Monday 14 October 2013

THE NOVEL


The Novel and other Forms
The germ of the novel lay in the mediaeval romance, a fantastic tale of love and adventure, itself derived from the ballads and fragments of epic poems sung by the wandering minstrel. In 1350 Baccaccio wrote a world-famous collection of love stories in prose, entitled the Decameron. Such short stories are called in Italian ‘novelle’. The term originally meant a ‘fresh story’ but gradually came to signify a story in prose as distinguished from a story in verse, which continued to be called a romance. When prose became almost the Universal medium, the term ‘romance’ implied a story or series of stories of the legendary past, of which Malory’s Morte d’Arthur  is a famous example. It is often used to-day to describe a historical novel which is intentionally picturesque and exciting rather than scholarly, and still more frequently for a piece of light fiction of an emtional type, somewhat remote from the facts and probabilities of everyday life. F.Marion Crawford, a popular American novelist, once described the Novel as a ‘pocket theatre,’ containing as it does all the accessories of drama without requiring to be staged before an audience. It is more formally defined as “a long narrative in prose detailing the actions of fictitious people.” Meredith called it “a summary of actual life,” including both “the within and the without of us.” Fielding loosely characterised it as a comic epic in prose.

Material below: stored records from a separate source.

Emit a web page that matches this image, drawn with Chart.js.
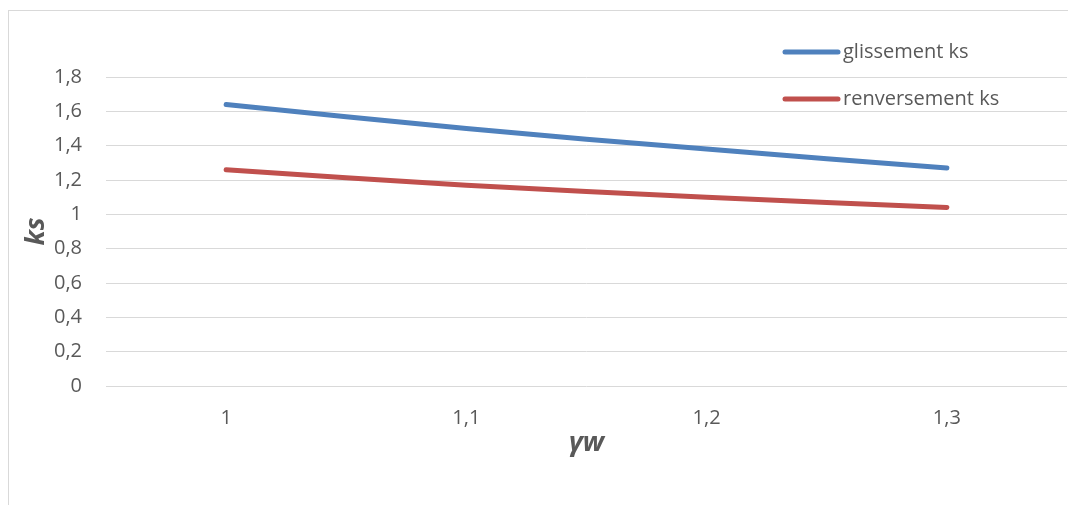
<!DOCTYPE html>
<html>
<head>
<meta charset="utf-8">
<script src="https://cdn.jsdelivr.net/npm/chart.js@4/dist/chart.umd.min.js"></script>
<style>
	html, body { margin:0; padding:0; background:#fff; overflow:hidden; }
	#wrap { position:relative; width:1068px; height:505px; }
	#frame { position:absolute; left:8px; top:10px; width:1100px; height:540px; border:1px solid #d9d9d9; }
	canvas { position:absolute; left:0; top:0; }
</style>
</head>
<body>
<div id="wrap">
	<div id="frame"></div>
	<canvas id="chart" width="1068" height="505"></canvas>
</div>
<script>
// values
const categories = ["1", "1,1", "1,2", "1,3"];
const glissement = [1.64, 1.50, 1.38, 1.27];
const renversement = [1.26, 1.17, 1.10, 1.04];
const seriesNames = ["glissement ks", "renversement ks"];

const fontFamily = "'Open Sans', 'Noto Sans', sans-serif",
	textColor = "#595959",
	gridColor = "#d9d9d9";

const fmt = function(v){
	return String(Math.round(v * 10) / 10).replace(".", ",");
};

// legend drawn inside the plot, top right, like the Excel original
const insideLegend = {
	id: "insideLegend",
	afterDraw(chart){
		const ctx = chart.ctx;
		ctx.save();
		ctx.font = "20px " + fontFamily;
		ctx.textBaseline = "middle";
		ctx.lineCap = "round";
		chart.data.datasets.forEach((ds, i) => {
			let y = 52 + i * 47;
			ctx.strokeStyle = ds.borderColor;
			ctx.lineWidth = 5;
			ctx.beginPath();
			ctx.moveTo(785, y);
			ctx.lineTo(838, y);
			ctx.stroke();
			ctx.fillStyle = textColor;
			ctx.fillText(ds.label, 843, y);
		});
		ctx.restore();
	}
};

new Chart(document.getElementById("chart"), {
	type: "line",
	data: {
		labels: categories,
		datasets: [{
			label: seriesNames[0],
			data: glissement,
			borderColor: "#4f81bd",
			backgroundColor: "#4f81bd",
			borderWidth: 5,
			borderCapStyle: "round",
			pointRadius: 0,
			tension: 0.4,
			fill: false
		}, {
			label: seriesNames[1],
			data: renversement,
			borderColor: "#c0504d",
			backgroundColor: "#c0504d",
			borderWidth: 5,
			borderCapStyle: "round",
			pointRadius: 0,
			tension: 0.4,
			fill: false
		}]
	},
	options: {
		responsive: false,
		animation: false,
		layout: { padding: { left: 10, top: 77, right: 1, bottom: 0 } },
		plugins: {
			legend: { display: false },
			tooltip: { enabled: false }
		},
		scales: {
			x: {
				offset: true,
				grid: { display: false, drawTicks: false },
				border: { display: false },
				ticks: {
					color: textColor,
					padding: 20,
					font: { family: fontFamily, size: 20 },
					maxRotation: 0
				},
				title: {
					display: true,
					text: "γw",
					color: textColor,
					padding: { top: 0, bottom: 45 },
					font: { family: fontFamily, size: 27, weight: "bold", style: "italic" }
				},
				afterFit(scale){ scale.height = 119; }
			},
			y: {
				min: 0,
				max: 1.8,
				grid: { color: gridColor, lineWidth: 1, drawTicks: false },
				border: { display: false },
				ticks: {
					stepSize: 0.2,
					color: textColor,
					padding: 24,
					font: { family: fontFamily, size: 20 },
					callback: (v) => fmt(v)
				},
				title: {
					display: true,
					text: "ks",
					color: textColor,
					padding: { top: 10, bottom: 0 },
					font: { family: fontFamily, size: 27, weight: "bold", style: "italic" }
				},
				afterFit(scale){ scale.width = 96; }
			}
		}
	},
	plugins: [insideLegend]
});
</script>
</body>
</html>
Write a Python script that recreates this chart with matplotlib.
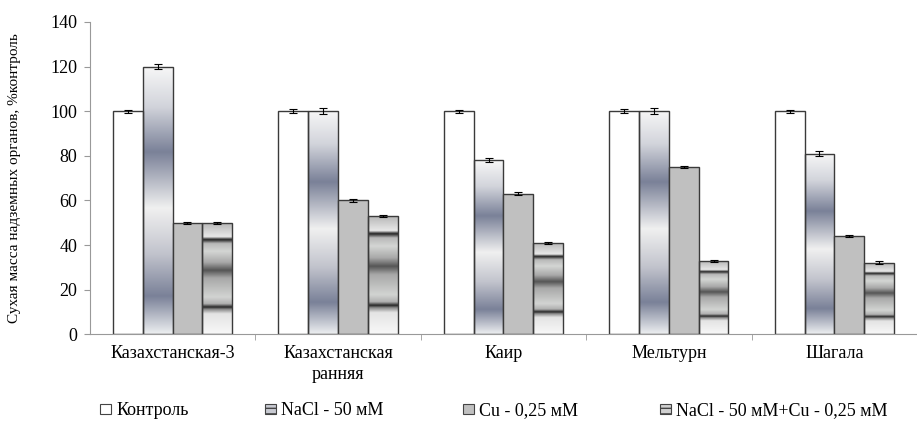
import numpy as np
import matplotlib
matplotlib.use('Agg')
import matplotlib.pyplot as plt
from matplotlib.colors import LinearSegmentedColormap
from matplotlib.patches import Patch

plt.rcParams['font.family'] = ['Liberation Serif', 'DejaVu Serif']

# data
cultivars = ['Казахстанская-3', 'Казахстанская\nранняя', 'Каир', 'Мельтурн', 'Шагала']
treatments = ['Контроль', 'NaCl - 50 мМ', 'Cu - 0,25 мМ', 'NaCl - 50 мМ+Cu - 0,25 мМ']
control = [100, 100, 100, 100, 100]
nacl = [120, 100, 78, 100, 81]
cu = [50, 60, 63, 75, 44]
nacl_cu = [50, 53, 41, 33, 32]
err_control = [0.7, 1.0, 0.6, 0.8, 0.6]
err_nacl = [1.0, 1.2, 1.0, 1.2, 1.0]
err_cu = [0.5, 0.5, 0.6, 0.5, 0.5]
err_nacl_cu = [0.5, 0.4, 0.4, 0.4, 0.7]

series = [control, nacl, cu, nacl_cu]
errors = [err_control, err_nacl, err_cu, err_nacl_cu]

# gradient fills that imitate the Excel textures
cm_nacl = LinearSegmentedColormap.from_list('nacl', [
    (0.0, '#eceef0'), (0.14, '#7a8198'), (0.30, '#c2c4cd'), (0.47, '#f0f0f0'),
    (0.68, '#7a8198'), (0.85, '#d2d4db'), (1.0, '#f7f7f7')])
cm_mix = LinearSegmentedColormap.from_list('mix', [
    (0.0, '#f8f8f8'), (0.18, '#e4e4e4'), (0.22, '#8a8a8a'), (0.24, '#262626'),
    (0.27, '#b0b0b0'), (0.33, '#d2d4d2'), (0.50, '#a8a8a8'), (0.57, '#555555'),
    (0.64, '#a8a8a8'), (0.74, '#d4d6d4'), (0.81, '#b8b8b8'), (0.845, '#202020'),
    (0.87, '#e8e8e8'), (0.93, '#d0d0d0'), (1.0, '#b4b4b4')])

fig = plt.figure(figsize=(9.17, 4.22), dpi=100)
ax = fig.add_axes([0.098, 0.208, 0.902, 0.74])

x = np.arange(len(cultivars))
w = 0.18
faces = ['white', 'none', '#c0c0c0', 'none']
for i, (vals, errs) in enumerate(zip(series, errors)):
    pos = x + (i - 1.5) * w
    bars = ax.bar(pos, vals, w, color=faces[i], edgecolor='#3a3a3a', linewidth=1.0, zorder=2)
    if i in (1, 3):
        cmap = cm_nacl if i == 1 else cm_mix
        grad = np.linspace(1, 0, 256).reshape(-1, 1)
        for b in bars:
            x0, y0 = b.get_x(), b.get_y()
            x1, y1 = x0 + b.get_width(), y0 + b.get_height()
            im = ax.imshow(grad, cmap=cmap, extent=[x0, x1, y0, y1], aspect='auto',
                           interpolation='bilinear', zorder=1.5)
            im.set_clip_path(b)
    ax.errorbar(pos, vals, yerr=errs, fmt='none', ecolor='black', elinewidth=0.8,
                capsize=3, capthick=0.8, zorder=3)

ax.set_xlim(-0.5, len(cultivars) - 0.5)
ax.set_ylim(0, 140)
ax.set_yticks(range(0, 141, 20))
ax.set_xticks(x)
ax.set_xticklabels(cultivars, fontsize=13, linespacing=1.3)
ax.set_xticks(np.arange(0.5, len(cultivars) - 0.5, 1), minor=True)
ax.tick_params(axis='x', which='major', length=0, pad=8)
ax.tick_params(axis='x', which='minor', length=4, color='#999999')
ax.tick_params(axis='y', labelsize=13, length=4, color='#999999', direction='out', pad=5)
for s in ('top', 'right'):
    ax.spines[s].set_visible(False)
for s in ('left', 'bottom'):
    ax.spines[s].set_color('#999999')
ax.set_ylabel('Сухая масса надземных органов, %контроль', fontsize=11)
ax.yaxis.set_label_coords(-0.083, 0.5)

handles = [
    Patch(facecolor='white', edgecolor='#444444', linewidth=0.8),
    Patch(facecolor='#c8cad2', edgecolor='#444444', linewidth=0.8, hatch='---'),
    Patch(facecolor='#c0c0c0', edgecolor='#444444', linewidth=0.8),
    Patch(facecolor='#d0d0d0', edgecolor='#444444', linewidth=0.8, hatch='---'),
]
legend_x = [0.109, 0.289, 0.505, 0.720]
for h, lab, lx in zip(handles, treatments, legend_x):
    fig.legend([h], [lab], loc='center left', bbox_to_anchor=(lx, 0.027), frameon=False,
               fontsize=13, handlelength=0.6, handleheight=0.5, handletextpad=0.3,
               borderpad=0, borderaxespad=0)

fig.savefig('out.png', dpi=100)
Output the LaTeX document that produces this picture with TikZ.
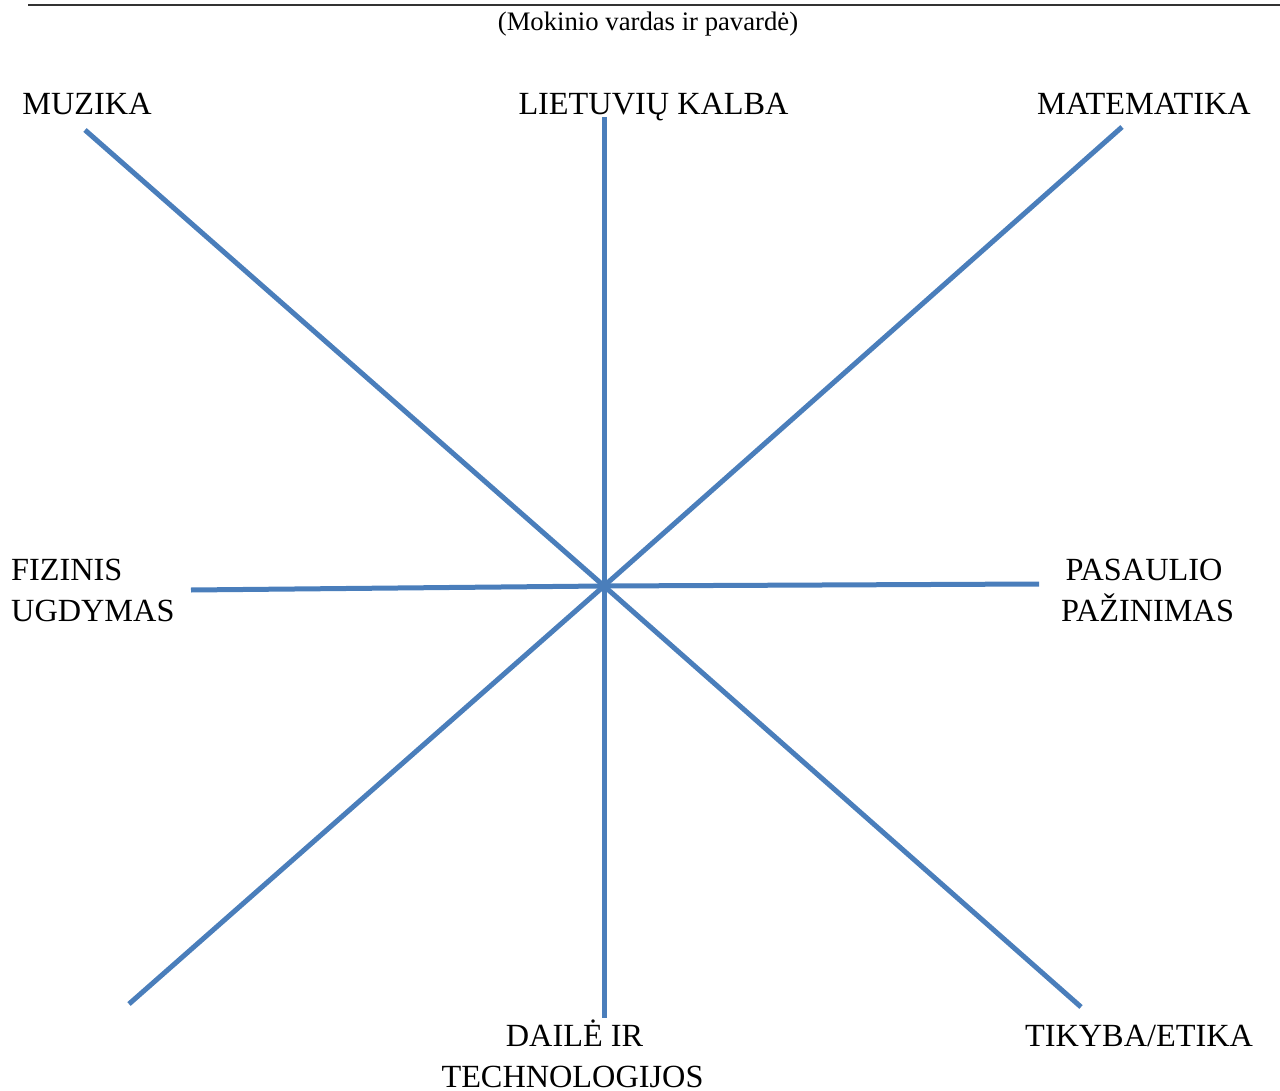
\documentclass[tikz,border=0pt]{standalone}
\usepackage{fontspec}
\setmainfont{Liberation Serif}
\definecolor{axisblue}{RGB}{74,126,187}
\definecolor{ruleline}{RGB}{50,50,50}
\tikzset{
  axis/.style={draw=axisblue, line width=5pt},
  lbl/.style={inner sep=0pt, anchor=base, font=\fontsize{32.3}{38}\selectfont},
  lblw/.style={inner sep=0pt, anchor=base west, font=\fontsize{32.3}{38}\selectfont},
  sub/.style={inner sep=0pt, anchor=base, font=\fontsize{26.7}{32}\selectfont},
}
\begin{document}
\begin{tikzpicture}[x=1pt,y=-1pt]
\useasboundingbox (0,0) rectangle (1280,1091);
\coordinate (ls) at (28,5);
\coordinate (le) at (1280,5);
\draw[ruleline, line width=1.5pt] (ls) -- (le);
\node[sub] (name) at (648,31) {(Mokinio vardas ir pavardė)};

\coordinate (c) at (604,586);
\coordinate (nw) at (85,130);
\coordinate (se) at (1081,1007);
\coordinate (ne) at (1122,127);
\coordinate (sw) at (129,1004);
\coordinate (n) at (604,117);
\coordinate (s) at (604,1018);
\coordinate (w) at (191,590);
\coordinate (e) at (1039,584);

\draw[axis] (nw) -- (c) -- (se);
\draw[axis] (ne) -- (c) -- (sw);
\draw[axis] (n) -- (s);
\draw[axis] (w) -- (c) -- (e);

\node[lbl] (muz) at (87,114.5) {MUZIKA};
\node[lbl] (lt) at (653.5,114.5) {LIETUVIŲ KALBA};
\node[lbl] (mat) at (1144,114.5) {MATEMATIKA};
\node[lblw] (fiz1) at (11,580.5) {FIZINIS};
\node[lblw] (fiz2) at (11,621.5) {UGDYMAS};
\node[lbl] (pas1) at (1144,580.5) {PASAULIO};
\node[lbl] (pas2) at (1147.5,621.5) {PAŽINIMAS};
\node[lbl] (tik) at (1139,1046.5) {TIKYBA/ETIKA};
\node[lbl] (dai1) at (574.5,1046.5) {DAILĖ IR};
\node[lbl] (dai2) at (572.5,1087.5) {TECHNOLOGIJOS};
\end{tikzpicture}
\end{document}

It is the loosest form of the literary art, but its very freedom from all limitations allows it to give a fuller representation of real life and character than anything else can provide. Many hundreds of new novels appear every year, but their literary standard is not, as a rule, a high one, for , as W.H.Hudson remarks, “any one can write a novel who has pens, ink and paper at command, and a certain amount of leisure and patience.” It is none the less a very effective medium for the portrayal of human thought and action, “combining in itself the creations of poetry with the details of histroy and the generalised experience of philosophy, in a manner unattempted by any previous effort of human genius.”